Tunisia’s central bank raised its key BCT rate by 75 basis points to 5.75 percent, its first hike since May last year, to “face up to the real risks of ongoing inflation in 2018” and lay the groundwork for sound economic growth.
It is the first rate hike by the Central Bank of Tunisia (BCT) following the arrival of its new governor, Marouane el Abassi, who was appointed by the parliament on Feb. 15 after his predecessor Chedly Ayari reluctantly resigned the day before after being fired by Prime Minister Youssef Chaded.
In his speech to the parliament, Abassi – a former World Bank official and economics professor – said Tunisia was facing an extraordinary period that has to be dealt with extraordinary measures.
In addition to rising inflation, Tunisia is facing dwindling foreign reserves as foreign investment and tourism still hasn’t fully recovered after attacks by Islamist militants in 2015.
Cuts to government subsidies and price hikes by the government on Jan. 1 were met by widespread protests throughout the country. The government then offered assistance to low-income households to cushion some of the impact of higher prices.
The efforts to reduce fiscal deficits and modernize the economy are part of Tunisia’s 4-year, $2.83 billion economic reform program agreed with the International Monetary Fund (IMF) from 2016.

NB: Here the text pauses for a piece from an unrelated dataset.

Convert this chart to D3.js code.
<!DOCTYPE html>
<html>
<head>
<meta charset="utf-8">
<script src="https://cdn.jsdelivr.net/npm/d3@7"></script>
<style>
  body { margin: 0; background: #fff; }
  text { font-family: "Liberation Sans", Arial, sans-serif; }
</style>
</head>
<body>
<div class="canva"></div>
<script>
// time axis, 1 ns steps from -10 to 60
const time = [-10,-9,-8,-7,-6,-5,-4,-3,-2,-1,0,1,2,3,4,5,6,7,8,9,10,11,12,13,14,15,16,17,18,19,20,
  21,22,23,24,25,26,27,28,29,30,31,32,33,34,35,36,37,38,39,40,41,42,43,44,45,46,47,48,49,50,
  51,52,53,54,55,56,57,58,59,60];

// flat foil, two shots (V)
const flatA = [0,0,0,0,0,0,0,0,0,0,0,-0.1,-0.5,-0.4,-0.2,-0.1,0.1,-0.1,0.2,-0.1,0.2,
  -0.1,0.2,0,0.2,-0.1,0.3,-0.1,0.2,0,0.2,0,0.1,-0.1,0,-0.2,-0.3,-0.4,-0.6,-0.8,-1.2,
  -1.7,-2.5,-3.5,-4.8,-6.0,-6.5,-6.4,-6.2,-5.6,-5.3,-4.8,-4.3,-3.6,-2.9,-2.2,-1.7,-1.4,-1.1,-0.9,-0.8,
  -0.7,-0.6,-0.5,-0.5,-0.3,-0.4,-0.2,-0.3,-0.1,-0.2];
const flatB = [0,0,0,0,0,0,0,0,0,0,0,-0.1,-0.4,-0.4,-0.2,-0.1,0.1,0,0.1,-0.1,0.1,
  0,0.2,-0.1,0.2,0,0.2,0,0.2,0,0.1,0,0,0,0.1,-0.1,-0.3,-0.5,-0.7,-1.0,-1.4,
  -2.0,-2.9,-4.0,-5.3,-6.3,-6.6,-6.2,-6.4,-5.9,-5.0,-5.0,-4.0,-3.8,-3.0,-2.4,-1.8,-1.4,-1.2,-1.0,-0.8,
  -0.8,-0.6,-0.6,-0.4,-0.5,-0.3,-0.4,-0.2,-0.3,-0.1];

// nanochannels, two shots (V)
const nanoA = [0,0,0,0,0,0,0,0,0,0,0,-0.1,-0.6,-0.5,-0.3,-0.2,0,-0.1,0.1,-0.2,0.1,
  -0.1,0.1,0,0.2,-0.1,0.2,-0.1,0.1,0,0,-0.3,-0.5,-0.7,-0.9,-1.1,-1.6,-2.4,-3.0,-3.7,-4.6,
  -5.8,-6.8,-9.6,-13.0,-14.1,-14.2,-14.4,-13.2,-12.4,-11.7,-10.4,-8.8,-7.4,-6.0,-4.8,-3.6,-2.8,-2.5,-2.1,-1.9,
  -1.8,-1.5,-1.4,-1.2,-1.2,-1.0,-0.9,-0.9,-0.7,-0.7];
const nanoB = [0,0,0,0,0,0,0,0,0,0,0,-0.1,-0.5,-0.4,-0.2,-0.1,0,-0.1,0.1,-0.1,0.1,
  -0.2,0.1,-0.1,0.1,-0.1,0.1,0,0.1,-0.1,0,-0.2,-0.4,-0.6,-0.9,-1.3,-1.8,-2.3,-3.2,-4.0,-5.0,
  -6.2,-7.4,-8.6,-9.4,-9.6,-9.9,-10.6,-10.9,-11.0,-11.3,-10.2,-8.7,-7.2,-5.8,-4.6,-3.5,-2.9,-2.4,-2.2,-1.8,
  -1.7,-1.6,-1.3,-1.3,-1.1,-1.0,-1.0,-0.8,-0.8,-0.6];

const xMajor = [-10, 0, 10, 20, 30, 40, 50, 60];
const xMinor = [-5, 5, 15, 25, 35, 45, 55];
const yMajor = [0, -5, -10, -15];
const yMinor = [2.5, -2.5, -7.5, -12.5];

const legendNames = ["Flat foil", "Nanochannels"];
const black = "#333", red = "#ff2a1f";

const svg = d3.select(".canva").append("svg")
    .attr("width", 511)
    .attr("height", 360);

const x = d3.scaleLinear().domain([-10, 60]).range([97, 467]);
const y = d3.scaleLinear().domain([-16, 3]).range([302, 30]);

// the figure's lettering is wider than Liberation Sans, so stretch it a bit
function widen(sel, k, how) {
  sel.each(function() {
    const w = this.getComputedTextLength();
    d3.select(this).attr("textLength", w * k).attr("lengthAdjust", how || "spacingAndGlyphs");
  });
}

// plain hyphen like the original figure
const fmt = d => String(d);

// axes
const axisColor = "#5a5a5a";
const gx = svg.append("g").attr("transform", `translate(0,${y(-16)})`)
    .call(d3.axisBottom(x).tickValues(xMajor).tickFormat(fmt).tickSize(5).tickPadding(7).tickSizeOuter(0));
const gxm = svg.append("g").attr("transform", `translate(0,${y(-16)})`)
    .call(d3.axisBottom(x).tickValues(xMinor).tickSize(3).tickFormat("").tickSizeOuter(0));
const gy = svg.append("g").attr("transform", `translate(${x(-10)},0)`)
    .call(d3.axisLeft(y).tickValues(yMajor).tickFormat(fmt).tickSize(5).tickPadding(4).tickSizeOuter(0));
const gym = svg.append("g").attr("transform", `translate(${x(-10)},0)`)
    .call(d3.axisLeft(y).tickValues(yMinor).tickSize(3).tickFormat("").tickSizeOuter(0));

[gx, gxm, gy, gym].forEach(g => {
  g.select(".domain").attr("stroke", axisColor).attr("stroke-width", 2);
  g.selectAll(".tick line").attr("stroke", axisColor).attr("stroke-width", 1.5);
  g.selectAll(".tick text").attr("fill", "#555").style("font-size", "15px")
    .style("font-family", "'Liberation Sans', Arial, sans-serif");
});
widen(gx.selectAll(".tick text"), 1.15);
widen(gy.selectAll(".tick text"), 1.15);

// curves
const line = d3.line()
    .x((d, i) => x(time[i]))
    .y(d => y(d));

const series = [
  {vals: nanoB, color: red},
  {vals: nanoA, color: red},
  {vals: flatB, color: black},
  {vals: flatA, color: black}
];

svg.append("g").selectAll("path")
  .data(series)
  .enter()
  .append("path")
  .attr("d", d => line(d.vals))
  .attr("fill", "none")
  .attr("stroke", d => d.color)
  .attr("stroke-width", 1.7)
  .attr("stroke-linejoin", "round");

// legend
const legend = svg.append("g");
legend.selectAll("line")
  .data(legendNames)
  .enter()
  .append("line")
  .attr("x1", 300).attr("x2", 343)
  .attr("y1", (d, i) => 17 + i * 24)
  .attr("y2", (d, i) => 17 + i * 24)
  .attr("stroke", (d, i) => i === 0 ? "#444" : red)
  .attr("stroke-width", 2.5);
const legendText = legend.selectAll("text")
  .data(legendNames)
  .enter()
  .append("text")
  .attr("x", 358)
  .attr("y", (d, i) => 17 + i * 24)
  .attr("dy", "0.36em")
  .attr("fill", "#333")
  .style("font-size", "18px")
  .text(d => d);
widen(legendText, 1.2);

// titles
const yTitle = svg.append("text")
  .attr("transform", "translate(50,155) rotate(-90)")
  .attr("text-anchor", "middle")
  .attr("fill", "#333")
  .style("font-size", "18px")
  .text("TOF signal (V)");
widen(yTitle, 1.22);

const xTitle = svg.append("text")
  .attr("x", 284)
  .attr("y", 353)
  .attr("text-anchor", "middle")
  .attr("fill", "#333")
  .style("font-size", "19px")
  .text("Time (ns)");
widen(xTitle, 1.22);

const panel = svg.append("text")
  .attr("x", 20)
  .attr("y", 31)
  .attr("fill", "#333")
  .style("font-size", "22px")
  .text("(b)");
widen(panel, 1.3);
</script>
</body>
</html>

Adding to the country’s troubles, the European Union has included the country on a blacklist of 17 jurisdictions it deems tax havens, triggering the firing of the Ayari.

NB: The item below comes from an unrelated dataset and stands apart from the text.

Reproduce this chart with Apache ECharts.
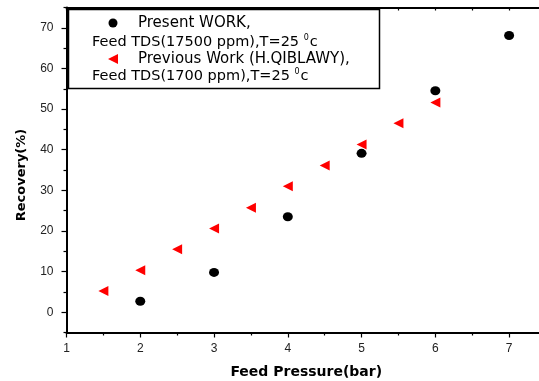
<!DOCTYPE html>
<html>
<head>
<meta charset="utf-8">
<script src="https://cdn.jsdelivr.net/npm/echarts@6/dist/echarts.min.js"></script>
<style>html,body{margin:0;padding:0;background:#fff}#c{width:539px;height:381px}</style>
</head>
<body>
<div id="c"></div>
<script>
// ---- data ----
var presentX = [2, 3, 4, 5, 6, 7];
var presentY = [2.7, 9.8, 23.5, 39.1, 54.5, 68.1];
var previousX = [1.5, 2, 2.5, 3, 3.5, 4, 4.5, 5, 5.5, 6];
var previousY = [5.2, 10.3, 15.5, 20.6, 25.7, 31.0, 36.1, 41.3, 46.5, 51.6];
var yTickLabels = [0, 10, 20, 30, 40, 50, 60, 70];
var yMinorTicks = [-5, 5, 15, 25, 35, 45, 55, 65, 75];
var xTickLabels = [1, 2, 3, 4, 5, 6, 7];
var xTitle = 'Feed Pressure(bar)';
var yTitle = 'Recovery(%)';
var legendLine1 = 'Present WORK,';
var legendLine2 = 'Feed TDS(17500 ppm),T=25 ';
var legendLine3 = 'Previous Work (H.QIBLAWY),';
var legendLine4 = 'Feed TDS(1700 ppm),T=25 ';

function zip(xs, ys) { return xs.map(function (x, i) { return [x, ys[i]]; }); }

var chart = echarts.init(document.getElementById('c'));
var axisCol = '#000';
var LF = '"Liberation Sans", Arial, sans-serif';
var TF = '"DejaVu Sans", sans-serif';
var legendFont = '14.5px ' + TF;
var legendFontWide = '15px ' + TF;

var option = {
  backgroundColor: '#fff',
  animation: false,
  grid: { left: 66.5, top: 7.5, right: -7, bottom: 48.5, containLabel: false, outerBoundsMode: 'none' },
  xAxis: [{
    type: 'value', min: 1, max: 7.5, interval: 1, position: 'bottom',
    name: xTitle, nameLocation: 'middle', nameGap: 33,
    nameTextStyle: { fontFamily: TF, fontWeight: 'bold', fontSize: 14, color: '#000', verticalAlign: 'top' },
    axisLine: { show: true, onZero: false, lineStyle: { color: axisCol, width: 2 } },
    axisTick: { show: true, length: 5, lineStyle: { color: axisCol, width: 1.2 } },
    minorTick: { show: true, splitNumber: 2, length: 3, lineStyle: { color: axisCol, width: 1.2 } },
    axisLabel: { show: true, margin: 10, fontFamily: LF, fontSize: 12, color: '#222', customValues: xTickLabels },
    splitLine: { show: false }
  }, {
    type: 'value', min: 1, max: 7.5, interval: 0.5, position: 'top',
    axisLine: { show: true, onZero: false, lineStyle: { color: axisCol, width: 2 } },
    axisTick: { show: true, inside: true, length: 3, lineStyle: { color: axisCol, width: 1.2 } },
    axisLabel: { show: false },
    splitLine: { show: false }
  }],
  yAxis: [{
    type: 'value', min: -5, max: 75, position: 'left',
    axisLine: { show: true, onZero: false, lineStyle: { color: axisCol, width: 2 } },
    axisTick: { show: true, length: 5, customValues: yTickLabels, lineStyle: { color: axisCol, width: 1.2 } },
    axisLabel: { show: true, margin: 13, fontFamily: LF, fontSize: 12, color: '#222', customValues: yTickLabels },
    splitLine: { show: false }
  }, {
    type: 'value', min: -5, max: 75, position: 'left',
    axisLine: { show: false },
    axisTick: { show: true, length: 3, customValues: yMinorTicks, lineStyle: { color: axisCol, width: 1.2 } },
    axisLabel: { show: false },
    splitLine: { show: false }
  }],
  series: [{
    name: 'Present WORK',
    type: 'scatter', xAxisIndex: 0, yAxisIndex: 0,
    symbol: 'circle', symbolSize: [10, 9],
    itemStyle: { color: '#000', opacity: 1 },
    data: zip(presentX, presentY)
  }, {
    name: 'Previous Work',
    type: 'scatter', xAxisIndex: 0, yAxisIndex: 0,
    symbol: 'triangle', symbolSize: [10, 10], symbolRotate: 90,
    itemStyle: { color: '#ff0000', opacity: 1 },
    data: zip(previousX, previousY)
  }],
  graphic: [
    { type: 'text', z: 11, rotation: Math.PI / 2, x: 22, y: 175,
      style: { x: 0, y: 0, text: yTitle, font: 'bold 13px ' + TF, fill: '#000', align: 'center', verticalAlign: 'middle' } },
    { type: 'rect', z: 10, shape: { x: 68.5, y: 9.5, width: 311, height: 79 },
      style: { fill: '#fff', stroke: '#000', lineWidth: 1.5 } },
    { type: 'circle', z: 11, shape: { cx: 113, cy: 23, r: 4.5 }, style: { fill: '#000' } },
    { type: 'polygon', z: 11, shape: { points: [[108, 59], [118, 54], [118, 64]] }, style: { fill: '#ff0000' } },
    { type: 'text', z: 11, style: { x: 138, y: 23, text: legendLine1, font: legendFontWide, fill: '#000', verticalAlign: 'middle' } },
    { type: 'text', z: 11, style: { x: 92, y: 42, text: legendLine2 + '{s|0}c', font: legendFont, fill: '#000', verticalAlign: 'middle',
        rich: { s: { fontSize: 8, fontFamily: TF, verticalAlign: 'top', padding: [0, 1, 8, 0] } } } },
    { type: 'text', z: 11, style: { x: 138, y: 59, text: legendLine3, font: legendFontWide, fill: '#000', verticalAlign: 'middle' } },
    { type: 'text', z: 11, style: { x: 92, y: 76, text: legendLine4 + '{s|0}c', font: legendFont, fill: '#000', verticalAlign: 'middle',
        rich: { s: { fontSize: 8, fontFamily: TF, verticalAlign: 'top', padding: [0, 1, 8, 0] } } } }
  ]
};
chart.setOption(option);
</script>
</body>
</html>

In December the central bank already widened its interest rate corridor to 100 basis points on each side of the key rate, pushing up the marginal loan facility rate to 6.0 percent.
A rise in money market rates in Tunisia to 5.61 percent last month called for a change to the key rate to ensure coherent rates, the BCT said in a statement from March 5.

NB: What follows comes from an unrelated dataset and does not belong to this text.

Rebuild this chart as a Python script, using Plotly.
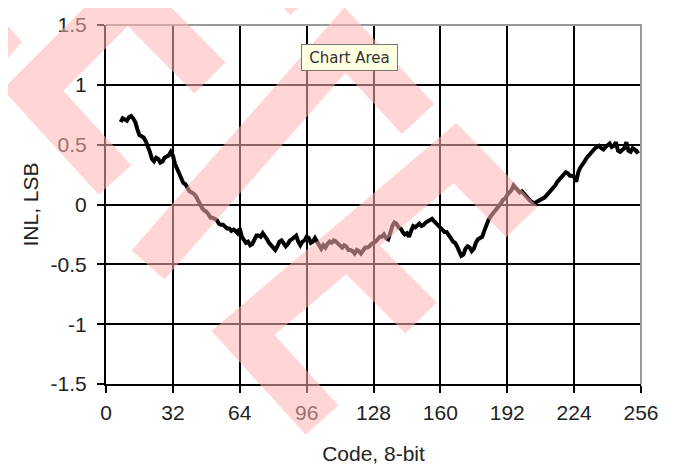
import plotly.graph_objects as go

# INL per code (codes 7..255)
inl = [
    0.69, 0.72, 0.71, 0.70, 0.73, 0.74, 0.72, 0.69, 0.63, 0.58,
    0.57, 0.56, 0.53, 0.49, 0.44, 0.38, 0.36, 0.39, 0.38, 0.35,
    0.36, 0.39, 0.40, 0.41, 0.44, 0.41, 0.34, 0.30, 0.25, 0.21,
    0.18, 0.17, 0.13, 0.11, 0.10, 0.09, 0.07, 0.03, 0.01, -0.03,
    -0.05, -0.06, -0.08, -0.11, -0.11, -0.12, -0.13, -0.16, -0.17, -0.17,
    -0.19, -0.20, -0.20, -0.22, -0.21, -0.22, -0.24, -0.20, -0.27, -0.30,
    -0.32, -0.31, -0.34, -0.33, -0.29, -0.26, -0.26, -0.27, -0.24, -0.26,
    -0.29, -0.32, -0.34, -0.35, -0.38, -0.35, -0.31, -0.30, -0.32, -0.35,
    -0.33, -0.30, -0.29, -0.27, -0.26, -0.31, -0.34, -0.31, -0.30, -0.27,
    -0.28, -0.32, -0.31, -0.28, -0.31, -0.35, -0.37, -0.34, -0.36, -0.33,
    -0.31, -0.32, -0.30, -0.31, -0.33, -0.35, -0.36, -0.34, -0.35, -0.38,
    -0.38, -0.39, -0.41, -0.38, -0.39, -0.41, -0.38, -0.36, -0.36, -0.35,
    -0.33, -0.32, -0.31, -0.29, -0.27, -0.27, -0.25, -0.28, -0.29, -0.24,
    -0.18, -0.15, -0.16, -0.19, -0.20, -0.23, -0.25, -0.24, -0.27, -0.22,
    -0.18, -0.19, -0.17, -0.16, -0.18, -0.17, -0.15, -0.14, -0.13, -0.12,
    -0.14, -0.16, -0.18, -0.20, -0.21, -0.23, -0.23, -0.25, -0.28, -0.31,
    -0.32, -0.35, -0.39, -0.43, -0.42, -0.37, -0.35, -0.36, -0.39, -0.37,
    -0.32, -0.29, -0.28, -0.27, -0.22, -0.17, -0.13, -0.10, -0.08, -0.06,
    -0.04, -0.01, 0.01, 0.04, 0.05, 0.08, 0.10, 0.12, 0.16, 0.14,
    0.13, 0.10, 0.11, 0.09, 0.07, 0.04, 0.03, 0.02, 0.01, 0.02,
    0.03, 0.04, 0.05, 0.06, 0.08, 0.10, 0.11, 0.14, 0.16, 0.19,
    0.21, 0.24, 0.26, 0.27, 0.26, 0.24, 0.24, 0.23, 0.19, 0.27,
    0.31, 0.33, 0.36, 0.39, 0.41, 0.43, 0.46, 0.47, 0.48, 0.49,
    0.47, 0.46, 0.48, 0.50, 0.51, 0.48, 0.49, 0.52, 0.45, 0.44,
    0.46, 0.47, 0.52, 0.45, 0.44, 0.47, 0.46, 0.44, 0.45,
]
codes = list(range(7, 7 + len(inl)))

x_ticks = [0, 32, 64, 96, 128, 160, 192, 224, 256]
y_ticks = [-1.5, -1, -0.5, 0, 0.5, 1, 1.5]
y_ticktext = ["-1.5", "-1", "-0.5", "0", "0.5", "1", "1.5"]

# the page body adds an 8px offset, so the figure is a bit smaller
OFF = 8
W, H = 677 - OFF, 468 - OFF
L, R, T, B = 106 - OFF, 36, 25 - OFF, 84


def px(x, y):
    # screen pixel position -> paper coords
    return (x - OFF - L) / (W - L - R), (H - B - (y - OFF)) / (H - T - B)


def path(points, close=False):
    s = ""
    for i, (x, y) in enumerate(points):
        u, v = px(x, y)
        s += ("M" if i == 0 else "L") + f"{u:.4f},{v:.4f} "
    return s + ("Z" if close else "")


fig = go.Figure()
fig.add_trace(go.Scatter(x=codes, y=inl, mode="lines",
                         line=dict(color="black", width=4),
                         showlegend=False, hoverinfo="skip"))

font = "Liberation Sans, Arial, sans-serif"
axis = dict(showgrid=True, gridcolor="black", gridwidth=2,
            showline=True, linecolor="black", linewidth=2,
            ticks="outside", ticklen=7, tickwidth=2, tickcolor="black",
            zeroline=False, automargin=False,
            tickfont=dict(family=font, size=21, color="#222"))

fig.update_layout(
    width=W, height=H,
    margin=dict(l=L, r=R, t=T, b=B),
    paper_bgcolor="white", plot_bgcolor="white",
    xaxis=dict(range=[0, 256], tickvals=x_ticks, ticklabelstandoff=2,
               title=dict(text="Code, 8-bit", font=dict(family=font, size=21, color="#222"),
                          standoff=23), **axis),
    yaxis=dict(range=[-1.5, 1.5], tickvals=y_ticks, ticktext=y_ticktext,
               ticklabelstandoff=6,
               title=dict(text="INL, LSB", font=dict(family=font, size=21, color="#222"),
                          standoff=6), **axis),
)

# gray top/right border of the plot area
fig.add_shape(type="path", xref="paper", yref="paper", layer="above",
              path="M0,1 L1,1 L1,0", line=dict(color="#999", width=2))

# "Chart Area" tooltip
fig.add_annotation(x=px(349.5, 0)[0], y=px(0, 57.5)[1], xref="paper", yref="paper",
                   text="Chart Area", showarrow=False, xanchor="center", yanchor="middle",
                   font=dict(family="DejaVu Sans", size=15, color="#333"),
                   bgcolor="#ffffe1", bordercolor="#777", borderwidth=1,
                   width=93, height=23, borderpad=1)

# pink watermark overlay (screen pixel centrelines)
pink = "rgba(255,178,178,0.55)"
strokes = [
    [(115, 180), (33, 90), (128, -5), (210, 78)],
    [(148, 265), (345, 40), (418, 119)],
]
c_path = path([(322, 420), (243, 333), (455, 153), (522, 222)]) + path([(346, 243), (421, 318)])
for s in strokes:
    fig.add_shape(type="path", xref="paper", yref="paper", layer="above",
                  path=path(s), line=dict(color=pink, width=44))
fig.add_shape(type="path", xref="paper", yref="paper", layer="above",
              path=c_path, line=dict(color=pink, width=44))
for tri in [[(0, 17), (22, 42), (0, 67)], [(277, 0), (290, 15), (308, 0)]]:
    fig.add_shape(type="path", xref="paper", yref="paper", layer="above",
                  path=path(tri, close=True), fillcolor=pink, line=dict(width=0))

fig.write_html("out.html")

Given that international commodity prices, including energy, are likely to rise, the central bank expects “further inflationary pressure over the forthcoming period,” describing the rate hike as “proactive action.”
Last week the central bank said foreign exchange reserves had dropped to 11.25 billion dinars, enough to pay for 78 days of imports, from 11.9 billion on Feb. 7, the lowest in 15 years.
Tunisia’s dinar has been weakening since March 2014 and fell 6.5 percent in 2017 against the U.S. dollar. But this year it has bounced back and was trading at 2.38 to the dollar, up 3.3 percent.
Against the euro, the dinar fell 18 percent in 2017 but has been steady this year, trading at 2.96.